Landespolitik

Rechtschreibreform:

Erfolg für Reformgegner

Wird Schleswig-Holstein nun zur "Sprachinsel" oder kann die Rechtschreibreform bundesweit rückgängig gemacht werden? Diese Frage stellt sich, nachdem am Sonntag die Wählerinnen und Wähler im Land für einen Gesetzentwurf stimmten, der die bisher übliche Rechtschreibung als verbindlichen Unterrichtsstoff an den Schulen festschreibt. 56,4% der Stimmen entfielen auf den Vorschlag der "Initiative WIR gegen die Rechtschreibreform" und stoppten damit die bereits seit zwei Jahren an den Schulen gelehrte Reform. (Eine spontane Umfrage unter Schülerinnen ergab ziemlich saure Reaktionen.) Auf einen Alternativvorschlag der Landtagsmehrheit entfielen 29,1% der Stimmen, 14,6% stimmten gegen beide Gesetzentwürfe.
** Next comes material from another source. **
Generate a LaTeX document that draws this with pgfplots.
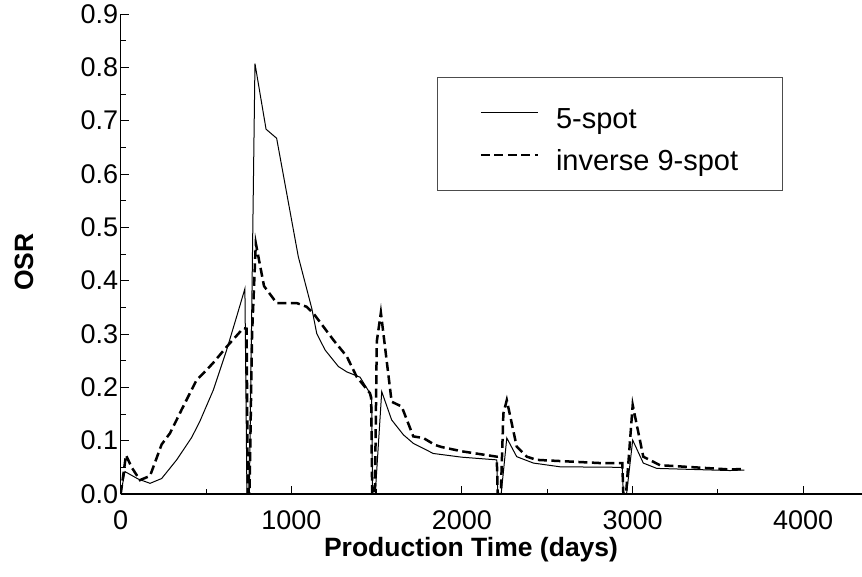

Kultusministerin Gisela Böhrk verfiel bereits am Wahlabend in Katastrophenstimmung. Das Land werde mit dem Ergebnis zur Sprachinsel. Bei WIR ist man hingegen euphorisch: Neben dem politischen Erfolg gibt es auch noch für jede Ja-Stimme 50 Pfennig Wahlkampfkosten-Rückerstattung, allerdings nur in Höhe der tatsächlich angefallenen Kosten. Initiativen-Sprecher Matthias Dräger forderte am Sonntagabend eine Sondersitzung der Ministerpräsidenten. Das Votum der rund 840.0000 Reformgegner zwischen Nord- und Ostsee, so träumt der Lübecker Unternehmer, solle die Reform nicht nur in Deutschland, sondern "im gesamten deutschen Sprachraum abblasen."

Der Erfolg der Initiative hatte sich bereits vor dem Wahlsonntag abgezeichnet. Mit 233.000 Unterschriften hatte sie ein außerordentlich erfolgreiches Volksbegehren organisiert. Daß die Abstimmung auf den Tag der Bundestagswahl gelegt wurde, garantierte zudem eine hohe Beteiligung. In Schleswig-Holstein ist nämlich eine Zustimmung von 25% der Wahlberechtigten notwendig um eine Volksinitiative durchzubringen. 1997 war der erste landesweite Volksentscheid, den die Kirchen zur Wiedereinführung des Buß- und Bettages angestoßen hatten, an zu geringer Beteiligung gescheitert. Seinerzeit hatte die von SPD und Grünen gestellte Landesregierung verhindert, daß die Abstimmung mit der Kommunalwahl zusammengelegt wurde.

Diesen erfolgreichen Trick hätte die SPD gerne wiederholt, doch diesmal zog der grüne Juniorpartner nicht mit. Beim letzten Mal hatte er sich noch mit der Einstellung eines Flüchtlingsbeauftragten ködern lassen (die bis heute nicht erfolgt ist). Also versuchte man es diesmal mit Nebelgranaten: Die Koalitionsmehrheit verabschiedete einen eigenen Antrag, der mit auf dem Stimmzettel stand. Der Haken: Beide Antragstexte waren fast gleichlautend. Beide wollten ins Schulgesetz geschrieben haben, daß an den Schulen die allgemein übliche Rechtschreibung unterrichtet wird. Aber während WIR diese mit der "von der Bevölkerung seit langem" anerkannten gleichsetzt, wollte die Koalition sich an der Mehrheit der anderen Bundesländer orientieren.

Bei aller Trickserei unterblieb eine inhaltliche Auseinandersetzung mit der Initiative fast vollständig. Offenbar aus Angst, in Wahlkampfzeiten wenig geliebte Positionen zu vertreten, wurde den Populisten und Schlimmerem das Feld überlassen: Einer der führenden Köpfe der Initiative, Detlef Lindenthal, ist auch sonst ganz rege. Im russischen Oblast Kaliningrad war er 1992 für die "Aktion Deutsches Königsberg" des bekannten Kieler Verlegers, Buchhändlers und Faschisten Dietmar Munier aktiv. Auch Wolfgang Deppert, Philosoph an der Kieler Universität und ehemaliger Vorsitzender der rechtsextremen Sekte "Deutsche Unitarier", engagierte sich bei WIR gegen die Reform.